## [Data]
★ ★ ★

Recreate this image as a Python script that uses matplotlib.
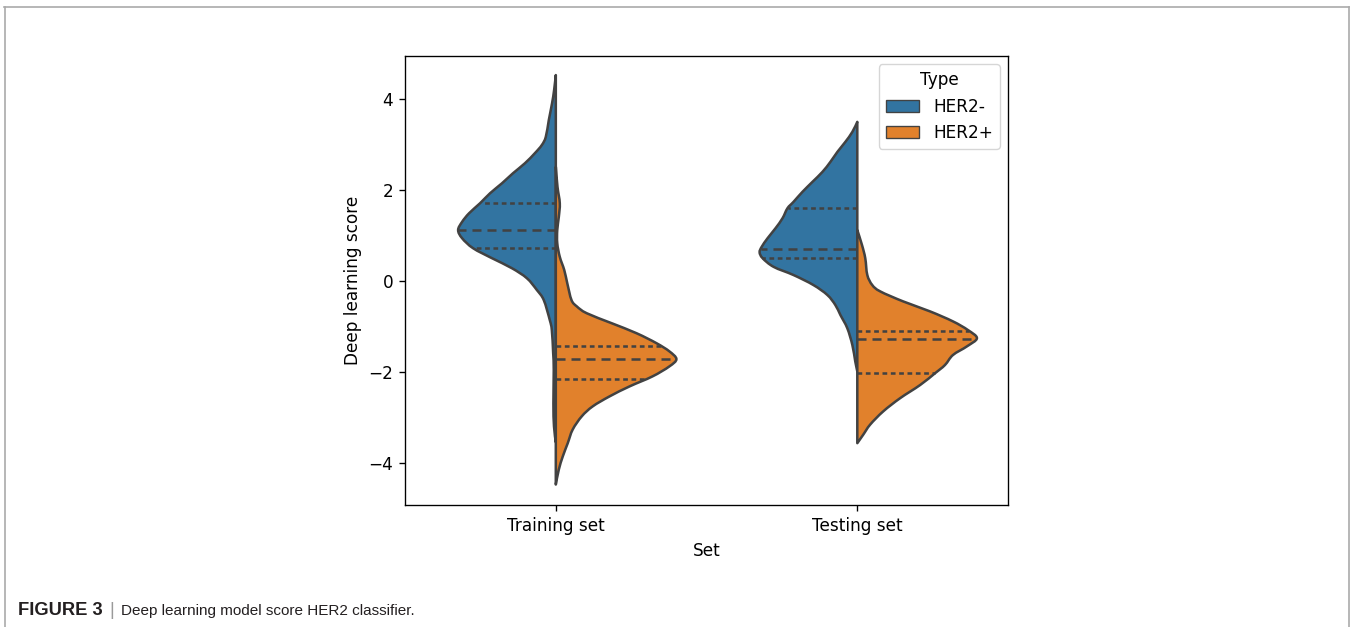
import numpy as np
import matplotlib
matplotlib.use("Agg")
import matplotlib.pyplot as plt
from matplotlib.lines import Line2D
from matplotlib.patches import Patch, PathPatch
from matplotlib.path import Path

## --- Data ---
SETS = ["Training set", "Testing set"]
TYPES = ["HER2-", "HER2+"]

# score levels and relative kernel density (1.0 = widest half) per violin half
train_neg_y = [4.53, 4.20, 3.91, 3.54, 3.17, 2.99, 2.81, 2.59, 2.37, 2.15, 1.93, 1.71, 1.49, 1.30,
               1.12, 0.94, 0.72, 0.50, 0.28, 0.06, -0.20, -0.42, -0.86, -1.08, -1.58, -1.96,
               -2.70, -3.20, -3.55]
train_neg_d = [0.0, 0.014, 0.031, 0.058, 0.083, 0.116, 0.174, 0.256, 0.355, 0.446, 0.545, 0.628,
               0.719, 0.777, 0.810, 0.777, 0.686, 0.529, 0.364, 0.240, 0.157, 0.10, 0.05, 0.033,
               0.022, 0.017, 0.02, 0.015, 0.0]

train_pos_y = [2.51, 2.07, 1.71, 1.41, 1.12, 0.83, 0.53, 0.24, -0.05, -0.42, -0.56, -0.71, -0.93,
               -1.15, -1.37, -1.55, -1.72, -1.88, -2.10, -2.32, -2.54, -2.76, -2.98, -3.27,
               -3.57, -3.86, -4.15, -4.48]
train_pos_d = [0.0, 0.014, 0.033, 0.025, 0.012, 0.012, 0.033, 0.070, 0.095, 0.13, 0.174, 0.256,
               0.463, 0.669, 0.835, 0.942, 1.0, 0.942, 0.802, 0.612, 0.446, 0.306, 0.215, 0.140,
               0.099, 0.058, 0.025, 0.0]

test_neg_y = [3.50, 3.28, 3.06, 2.84, 2.62, 2.40, 2.18, 1.96, 1.74, 1.60, 1.38, 1.16, 0.94, 0.75,
              0.63, 0.50, 0.31, 0.13, -0.09, -0.31, -0.53, -0.75, -1.04, -1.41, -1.77, -1.99]
test_neg_d = [0.0, 0.041, 0.099, 0.165, 0.223, 0.289, 0.372, 0.455, 0.529, 0.579, 0.620, 0.678,
              0.744, 0.793, 0.810, 0.785, 0.694, 0.529, 0.364, 0.248, 0.182, 0.140, 0.083, 0.041,
              0.017, 0.0]

test_pos_y = [1.12, 0.79, 0.50, 0.13, -0.09, -0.23, -0.45, -0.67, -0.89, -1.08, -1.26, -1.44,
              -1.63, -1.85, -2.03, -2.29, -2.58, -2.87, -3.16, -3.38, -3.57]
test_pos_d = [0.0, 0.039, 0.066, 0.083, 0.124, 0.190, 0.380, 0.603, 0.793, 0.917, 0.992, 0.909,
              0.793, 0.727, 0.645, 0.521, 0.355, 0.215, 0.107, 0.050, 0.0]

# quartiles (q1, median, q3)
train_neg_q = [0.72, 1.12, 1.72]
train_pos_q = [-2.16, -1.71, -1.44]
test_neg_q = [0.51, 0.70, 1.61]
test_pos_q = [-2.03, -1.28, -1.10]

## --- Style ---
S = 1.216  # reference was a 640x480 seaborn figure scaled up
COLORS = ["#3274a1", "#e1812c"]
EDGE = "#424242"
FS = 10 * S
LW = 1.5 * S
HALF_WIDTH = 0.4

plt.rcParams["font.family"] = "DejaVu Sans"
plt.rcParams["lines.scale_dashes"] = False


def smooth_half(pos, xs, ys):
    """Closed path: centre line plus a Catmull-Rom curve through the edge points"""
    pts = np.column_stack([xs, ys])
    verts = [(pos, ys[-1]), (pos, ys[0]), tuple(pts[0])]
    codes = [Path.MOVETO, Path.LINETO, Path.LINETO]
    n = len(pts)
    for i in range(n - 1):
        p0 = pts[max(i - 1, 0)]
        p1 = pts[i]
        p2 = pts[i + 1]
        p3 = pts[min(i + 2, n - 1)]
        c1 = p1 + (p2 - p0) / 6
        c2 = p2 - (p3 - p1) / 6
        verts += [tuple(c1), tuple(c2), tuple(p2)]
        codes += [Path.CURVE4] * 3
    verts.append((pos, ys[-1]))
    codes.append(Path.CLOSEPOLY)
    return Path(verts, codes)


fig = plt.figure(figsize=(13.52, 6.27), dpi=100)
ax = fig.add_axes([0.2996, 0.1946, 0.4460, 0.7161])

halves = [
    (0, 0, train_neg_y, train_neg_d, train_neg_q),
    (0, 1, train_pos_y, train_pos_d, train_pos_q),
    (1, 0, test_neg_y, test_neg_d, test_neg_q),
    (1, 1, test_pos_y, test_pos_d, test_pos_q),
]

for pos, side, ys, ds, qs in halves:
    ys = np.array(ys)
    ds = np.array(ds) * HALF_WIDTH
    sign = -1 if side == 0 else 1
    path = smooth_half(pos, pos + sign * ds, ys)
    ax.add_patch(PathPatch(path, facecolor=COLORS[side], edgecolor=EDGE,
                           linewidth=LW, joinstyle="round", zorder=2))
    for i, q in enumerate(qs):
        w = np.interp(q, ys[::-1], ds[::-1])
        dashes = (6.5, 4.3) if i == 1 else (3.4, 2.6)
        ax.plot([pos, pos + sign * w], [q, q], color=EDGE, lw=LW,
                linestyle=(0, dashes), zorder=3, dash_capstyle="butt")

ax.set_xlim(-0.5, 1.5)
ax.set_ylim(-4.93, 4.95)
ax.set_xticks(range(len(SETS)))
ax.set_xticklabels(SETS)
ax.set_yticks([-4, -2, 0, 2, 4])
ax.tick_params(labelsize=FS, length=3.5 * S, width=0.8 * S, pad=3.5 * S)
for sp in ax.spines.values():
    sp.set_linewidth(0.8 * S)
ax.set_xlabel("Set", fontsize=FS, labelpad=4 * S)
ax.set_ylabel("Deep learning score", fontsize=FS, labelpad=4 * S)

handles = [Patch(facecolor=c, edgecolor=EDGE, linewidth=0.8 * S) for c in COLORS]
ax.legend(handles, TYPES, title="Type", loc="upper right", fontsize=FS,
          title_fontsize=FS)

# page frame
frame_kw = dict(color="#aaaaaa", lw=1.2, transform=fig.transFigure)
fig.add_artist(Line2D([4 / 1352, 1349 / 1352], [1 - 6.5 / 627, 1 - 6.5 / 627], **frame_kw))
fig.add_artist(Line2D([4.5 / 1352, 4.5 / 1352], [0, 1 - 6.5 / 627], **frame_kw))
fig.add_artist(Line2D([1349 / 1352, 1349 / 1352], [0, 1 - 6.5 / 627], **frame_kw))

# caption
cap_y = 1 - 615 / 627
renderer = fig.canvas.get_renderer()
t1 = fig.text(18 / 1352, cap_y, "FIGURE 3", fontsize=13.2, fontweight="bold",
              family="Liberation Sans", color="#231f20", va="baseline")
x = t1.get_window_extent(renderer).x1 + 7
t2 = fig.text(x / 1352, cap_y, "|", fontsize=13.2, family="Liberation Sans",
              color="#9a9a9a", va="baseline")
x = t2.get_window_extent(renderer).x1 + 7
fig.text(x / 1352, cap_y, "Deep learning model score HER2 classifier.", fontsize=11,
         family="Liberation Sans", color="#231f20", va="baseline")

fig.savefig("out.png", dpi=100)
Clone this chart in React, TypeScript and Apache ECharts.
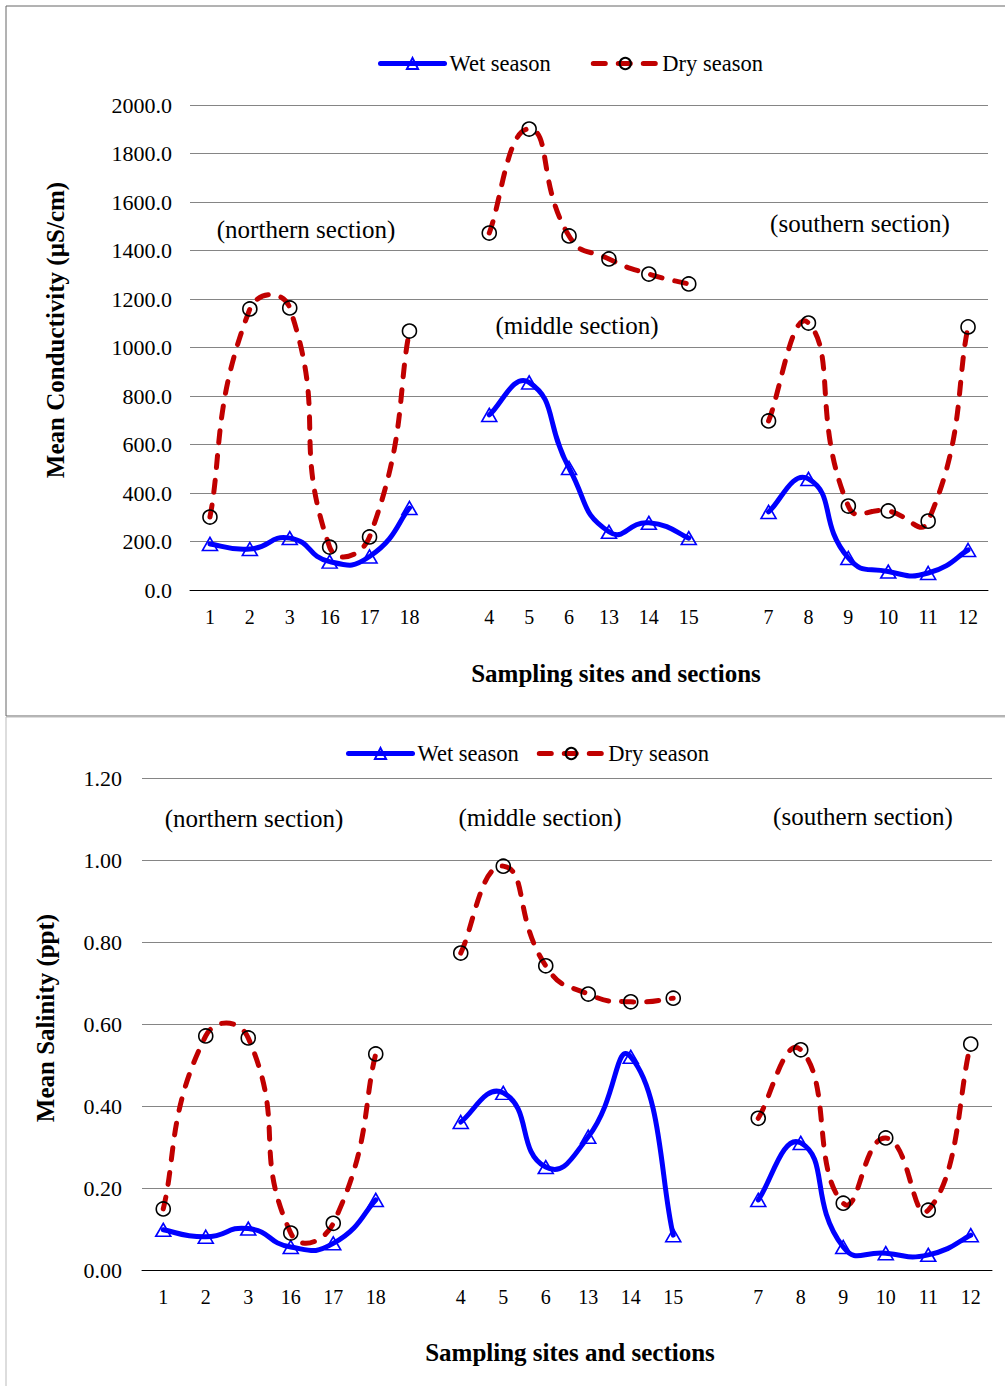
import React, { useEffect, useRef } from "react";
import * as echarts from "echarts";

const categories = ["1", "2", "3", "16", "17", "18", " ", "4", "5", "6", "13", "14", "15", "  ", "7", "8", "9", "10", "11", "12"];
const condWet = [190, 169, 214, 117, 138, 338, null, 722, 856, 503, 240, 277, 214, null, 322, 458, 132, 76, 70, 165];
const condDry = [301, 1159, 1163, 177, 219, 1068, null, 1472, 1901, 1460, 1365, 1303, 1262, null, 697, 1101, 346, 326, 284, 1085];
const salWet = [0.098, 0.081, 0.101, 0.056, 0.065, 0.171, null, 0.361, 0.432, 0.251, 0.325, 0.52, 0.085, null, 0.171, 0.31, 0.056, 0.041, 0.037, 0.085];
const salDry = [0.149, 0.571, 0.566, 0.09, 0.114, 0.527, null, 0.773, 0.985, 0.742, 0.673, 0.654, 0.663, null, 0.37, 0.537, 0.163, 0.322, 0.146, 0.551];
const seriesNames = ["Wet season", "Dry season"];
const sectionLabels = ["(northern section)", "(middle section)", "(southern section)"];

const FONT = "'Liberation Serif', 'Times New Roman', serif";
const WET = "#0000FF";
const DRY = "#C00000";
const DASH = [12, 13];

// Excel-like smoothed path through pixel points (segments separated by nulls)
function smoothPath(values: (number | null)[], coord: (p: number[]) => number[]): string {
  const segs: number[][][] = [];
  let cur: number[][] = [];
  values.forEach((v, i) => {
    if (v === null || v === undefined) {
      if (cur.length) segs.push(cur);
      cur = [];
    } else cur.push(coord([i, v]));
  });
  if (cur.length) segs.push(cur);
  const s = 0.55;
  const dist = (a: number[], b: number[]) => Math.hypot(a[0] - b[0], a[1] - b[1]);
  let d = "";
  for (const P of segs) {
    const n = P.length;
    d += `M${P[0][0]},${P[0][1]}`;
    for (let i = 0; i < n - 1; i++) {
      const p1 = P[i], p2 = P[i + 1];
      const d12 = dist(p1, p2);
      let c1: number[], c2: number[];
      if (i === 0) {
        c1 = [p1[0] + (p2[0] - p1[0]) * 0.3, p1[1] + (p2[1] - p1[1]) * 0.3];
      } else {
        const p0 = P[i - 1];
        const r = (s * d12) / (dist(p0, p1) + d12);
        c1 = [p1[0] + (p2[0] - p0[0]) * r, p1[1] + (p2[1] - p0[1]) * r];
      }
      if (i + 2 >= n) {
        c2 = [p2[0] - (p2[0] - p1[0]) * 0.3, p2[1] - (p2[1] - p1[1]) * 0.3];
      } else {
        const p3 = P[i + 2];
        const r = (s * d12) / (d12 + dist(p2, p3));
        c2 = [p2[0] - (p3[0] - p1[0]) * r, p2[1] - (p3[1] - p1[1]) * r];
      }
      d += `C${c1[0]},${c1[1]},${c2[0]},${c2[1]},${p2[0]},${p2[1]}`;
    }
  }
  return d;
}

export default function App() {
  const ref = useRef<HTMLDivElement>(null);
  useEffect(() => {
    if (!ref.current) return;
    const chart = echarts.init(ref.current, null, { renderer: "svg" });

    const curve = (xi: number, values: (number | null)[], color: string, dash: any, id: string) => ({
      name: id,
      type: "custom",
      coordinateSystem: "cartesian2d",
      xAxisIndex: xi,
      yAxisIndex: xi,
      data: [[0, 0]],
      silent: true,
      z: 2,
      renderItem: (_params: any, api: any) => ({
        type: "path",
        shape: { pathData: smoothPath(values, (p) => api.coord(p)) },
        style: { fill: "none", stroke: color, lineWidth: 5, lineDash: dash, lineCap: "round", lineJoin: "round" },
      }),
    });
    const markers = (xi: number, data: any[], wet: boolean) => ({
      name: wet ? seriesNames[0] : seriesNames[1],
      type: "line",
      xAxisIndex: xi,
      yAxisIndex: xi,
      data,
      connectNulls: false,
      symbol: wet ? "triangle" : "circle",
      symbolSize: wet ? [15, 13] : 14,
      lineStyle: { color: wet ? WET : DRY, width: 5, opacity: 0 },
      itemStyle: { color: "rgba(255,255,255,0)", borderColor: wet ? WET : "#000000", borderWidth: 1.6 },
      z: 3,
    });
    const xAxis = (gi: number) => ({
      type: "category",
      gridIndex: gi,
      data: categories,
      boundaryGap: true,
      axisLine: { show: true, lineStyle: { color: "#000", width: 1 } },
      axisTick: { show: false },
      axisLabel: { fontFamily: FONT, fontSize: 20, color: "#000", margin: 17, interval: 0 },
      splitLine: { show: false },
    });
    const yAxis = (gi: number, max: number, interval: number, dec: number, margin: number) => ({
      type: "value",
      gridIndex: gi,
      min: 0,
      max,
      interval,
      axisLine: { show: false },
      axisTick: { show: false },
      axisLabel: {
        fontFamily: FONT,
        fontSize: 22,
        color: "#000",
        margin,
        formatter: (v: number) => v.toFixed(dec),
      },
      splitLine: { show: true, lineStyle: { color: "#858585", width: 1 } },
    });
    const txt = (text: string, x: number, y: number, size: number, bold = false, rotation = 0) => ({
      type: "text",
      x,
      y,
      rotation,
      z: 10,
      style: {
        text,
        fill: "#000",
        font: `${bold ? "bold " : ""}${size}px ${FONT}`,
        align: "center",
        verticalAlign: "middle",
      },
    });
    const legendBase = {
      data: [
        { name: seriesNames[0], lineStyle: { color: WET, width: 5, opacity: 1, type: "solid", cap: "round" } },
        { name: seriesNames[1], lineStyle: { color: DRY, width: 5, opacity: 1, type: DASH, cap: "round" } },
      ],
      orient: "horizontal",
      itemWidth: 64,
      itemHeight: 14,
      textStyle: { fontFamily: FONT, fontSize: 22.5, color: "#000" },
      selectedMode: false,
    };
    chart.setOption({
      animation: false,
      backgroundColor: "#fff",
      legend: [
        { ...legendBase, left: 373, top: 47, itemGap: 40 },
        { ...legendBase, left: 341, top: 737, itemGap: 18 },
      ],
      grid: [
        { left: 190, top: 105, width: 798, height: 485 },
        { left: 142, top: 778, width: 850, height: 492 },
      ],
      xAxis: [xAxis(0), xAxis(1)],
      yAxis: [yAxis(0, 2000, 200, 1, 18), yAxis(1, 1.2, 0.2, 2, 20)],
      series: [
        curve(0, condWet, WET, null, "c-wet-top"),
        curve(0, condDry, DRY, DASH, "c-dry-top"),
        curve(1, salWet, WET, null, "c-wet-bot"),
        curve(1, salDry, DRY, DASH, "c-dry-bot"),
        markers(0, condWet, true),
        markers(0, condDry, false),
        markers(1, salWet, true),
        markers(1, salDry, false),
      ],
      graphic: [
        { type: "rect", shape: { x: 6, y: 6, width: 1010, height: 710 }, style: { fill: "none", stroke: "#666", lineWidth: 1 }, silent: true },
        { type: "rect", shape: { x: 6, y: 717, width: 1010, height: 690 }, style: { fill: "none", stroke: "#bbb", lineWidth: 1 }, silent: true },
        txt(sectionLabels[0], 306, 229, 25),
        txt(sectionLabels[1], 577, 325, 25),
        txt(sectionLabels[2], 860, 223, 25),
        txt(sectionLabels[0], 254, 818, 25),
        txt(sectionLabels[1], 540, 817, 25),
        txt(sectionLabels[2], 863, 816, 25),
        txt("Sampling sites and sections", 616, 673, 25, true),
        txt("Sampling sites and sections", 570, 1352, 25, true),
        txt("Mean Conductivity (µS/cm)", 55, 330, 25, true, Math.PI / 2),
        txt("Mean Salinity (ppt)", 45, 1018, 25, true, Math.PI / 2),
      ],
    });
    return () => chart.dispose();
  }, []);
  return (
    <div
      ref={ref}
      style={{ position: "absolute", left: 0, top: 0, width: 1005, height: 1386, background: "#fff" }}
    />
  );
}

★ ★ ★

Write out the lines running from the one that contains "Clone this chart" through the one that contains "import * as", ends included, and nothing else. Pictures stay out of the copy.

## [Final result]
Clone this chart in React, TypeScript and Apache ECharts.
import React, { useEffect, useRef } from "react";
import * as echarts from "echarts";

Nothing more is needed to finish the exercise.